____ Task inputs

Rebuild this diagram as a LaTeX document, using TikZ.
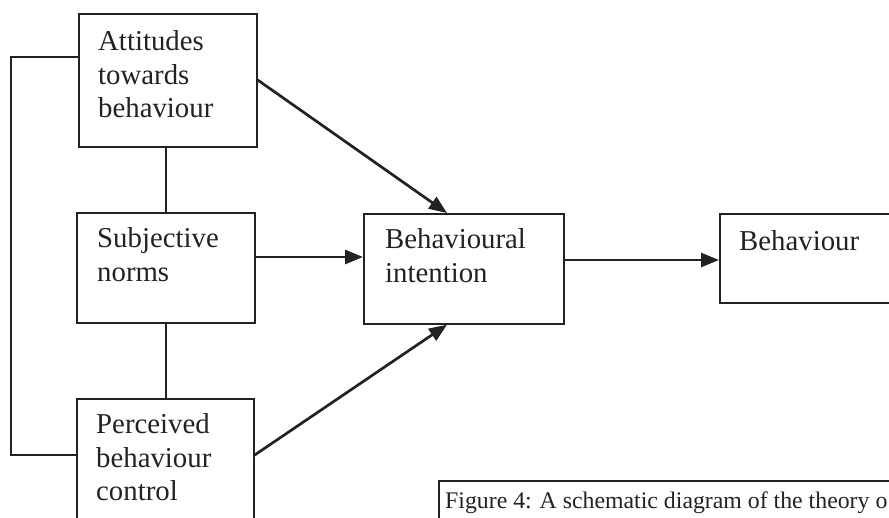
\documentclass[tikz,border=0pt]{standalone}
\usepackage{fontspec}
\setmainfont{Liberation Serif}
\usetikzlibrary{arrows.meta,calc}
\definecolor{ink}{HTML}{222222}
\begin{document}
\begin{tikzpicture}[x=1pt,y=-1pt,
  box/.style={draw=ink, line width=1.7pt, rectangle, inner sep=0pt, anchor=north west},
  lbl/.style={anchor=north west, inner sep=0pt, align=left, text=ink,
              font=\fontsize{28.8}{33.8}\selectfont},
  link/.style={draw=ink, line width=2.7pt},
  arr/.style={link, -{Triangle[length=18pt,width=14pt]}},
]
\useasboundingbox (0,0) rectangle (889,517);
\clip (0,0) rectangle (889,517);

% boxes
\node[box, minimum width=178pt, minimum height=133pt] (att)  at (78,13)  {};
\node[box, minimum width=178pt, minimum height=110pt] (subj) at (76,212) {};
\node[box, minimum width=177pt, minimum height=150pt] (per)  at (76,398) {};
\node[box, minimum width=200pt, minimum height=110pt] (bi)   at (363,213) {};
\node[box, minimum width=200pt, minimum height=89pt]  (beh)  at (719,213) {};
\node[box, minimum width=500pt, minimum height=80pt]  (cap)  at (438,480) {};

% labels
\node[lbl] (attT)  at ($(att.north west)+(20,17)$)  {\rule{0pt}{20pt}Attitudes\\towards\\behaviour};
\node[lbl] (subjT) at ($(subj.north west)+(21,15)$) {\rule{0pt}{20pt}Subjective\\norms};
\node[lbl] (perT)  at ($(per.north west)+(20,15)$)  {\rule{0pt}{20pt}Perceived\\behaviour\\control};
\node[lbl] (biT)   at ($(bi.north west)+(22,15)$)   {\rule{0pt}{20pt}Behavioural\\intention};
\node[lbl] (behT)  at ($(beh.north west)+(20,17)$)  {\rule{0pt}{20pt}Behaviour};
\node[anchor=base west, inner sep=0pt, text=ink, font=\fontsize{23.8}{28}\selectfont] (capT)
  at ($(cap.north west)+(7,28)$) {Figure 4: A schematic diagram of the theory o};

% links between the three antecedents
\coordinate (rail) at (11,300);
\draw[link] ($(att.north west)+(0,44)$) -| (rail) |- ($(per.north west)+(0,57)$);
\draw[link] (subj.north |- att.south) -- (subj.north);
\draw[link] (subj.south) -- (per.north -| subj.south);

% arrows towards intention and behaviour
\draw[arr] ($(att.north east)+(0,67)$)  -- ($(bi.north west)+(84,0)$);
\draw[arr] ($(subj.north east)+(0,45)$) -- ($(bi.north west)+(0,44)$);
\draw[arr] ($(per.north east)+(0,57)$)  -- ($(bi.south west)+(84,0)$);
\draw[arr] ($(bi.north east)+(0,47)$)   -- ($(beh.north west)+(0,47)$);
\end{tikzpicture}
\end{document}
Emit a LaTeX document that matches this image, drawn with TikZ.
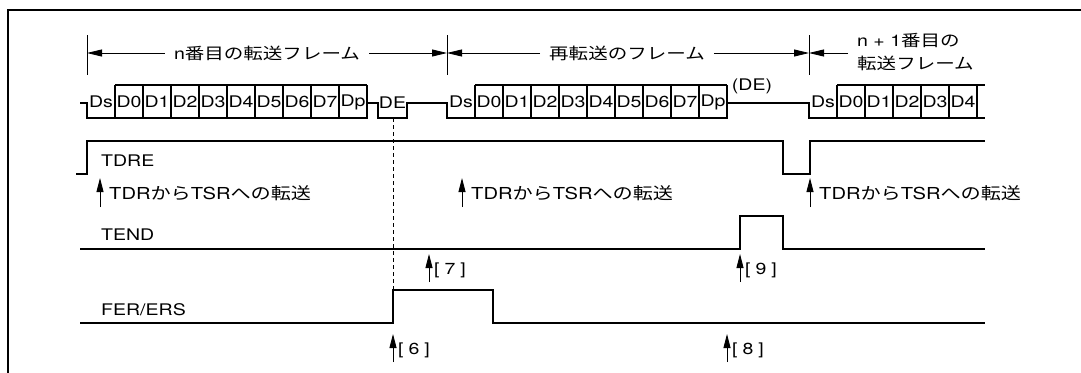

________

The exercise: Leave the pictures out and print the records above exactly as they stand.

Result for this task:
Rebuild this diagram as a LaTeX document, using TikZ.
\documentclass[tikz,border=0pt]{standalone}
\usepackage{fontspec}
\setmainfont{Liberation Serif}
\usetikzlibrary{arrows.meta,calc}
\definecolor{ink}{HTML}{222222}
\begin{document}
\begin{tikzpicture}[x=1pt,y=-1pt,
  box/.style={draw=ink, line width=1.7pt, rectangle, inner sep=0pt, anchor=north west},
  lbl/.style={anchor=north west, inner sep=0pt, align=left, text=ink,
              font=\fontsize{28.8}{33.8}\selectfont},
  link/.style={draw=ink, line width=2.7pt},
  arr/.style={link, -{Triangle[length=18pt,width=14pt]}},
]
\useasboundingbox (0,0) rectangle (889,517);
\clip (0,0) rectangle (889,517);

% boxes
\node[box, minimum width=178pt, minimum height=133pt] (att)  at (78,13)  {};
\node[box, minimum width=178pt, minimum height=110pt] (subj) at (76,212) {};
\node[box, minimum width=177pt, minimum height=150pt] (per)  at (76,398) {};
\node[box, minimum width=200pt, minimum height=110pt] (bi)   at (363,213) {};
\node[box, minimum width=200pt, minimum height=89pt]  (beh)  at (719,213) {};
\node[box, minimum width=500pt, minimum height=80pt]  (cap)  at (438,480) {};

% labels
\node[lbl] (attT)  at ($(att.north west)+(20,17)$)  {\rule{0pt}{20pt}Attitudes\\towards\\behaviour};
\node[lbl] (subjT) at ($(subj.north west)+(21,15)$) {\rule{0pt}{20pt}Subjective\\norms};
\node[lbl] (perT)  at ($(per.north west)+(20,15)$)  {\rule{0pt}{20pt}Perceived\\behaviour\\control};
\node[lbl] (biT)   at ($(bi.north west)+(22,15)$)   {\rule{0pt}{20pt}Behavioural\\intention};
\node[lbl] (behT)  at ($(beh.north west)+(20,17)$)  {\rule{0pt}{20pt}Behaviour};
\node[anchor=base west, inner sep=0pt, text=ink, font=\fontsize{23.8}{28}\selectfont] (capT)
  at ($(cap.north west)+(7,28)$) {Figure 4: A schematic diagram of the theory o};

% links between the three antecedents
\coordinate (rail) at (11,300);
\draw[link] ($(att.north west)+(0,44)$) -| (rail) |- ($(per.north west)+(0,57)$);
\draw[link] (subj.north |- att.south) -- (subj.north);
\draw[link] (subj.south) -- (per.north -| subj.south);

% arrows towards intention and behaviour
\draw[arr] ($(att.north east)+(0,67)$)  -- ($(bi.north west)+(84,0)$);
\draw[arr] ($(subj.north east)+(0,45)$) -- ($(bi.north west)+(0,44)$);
\draw[arr] ($(per.north east)+(0,57)$)  -- ($(bi.south west)+(84,0)$);
\draw[arr] ($(bi.north east)+(0,47)$)   -- ($(beh.north west)+(0,47)$);
\end{tikzpicture}
\end{document}
Emit a LaTeX document that matches this image, drawn with TikZ.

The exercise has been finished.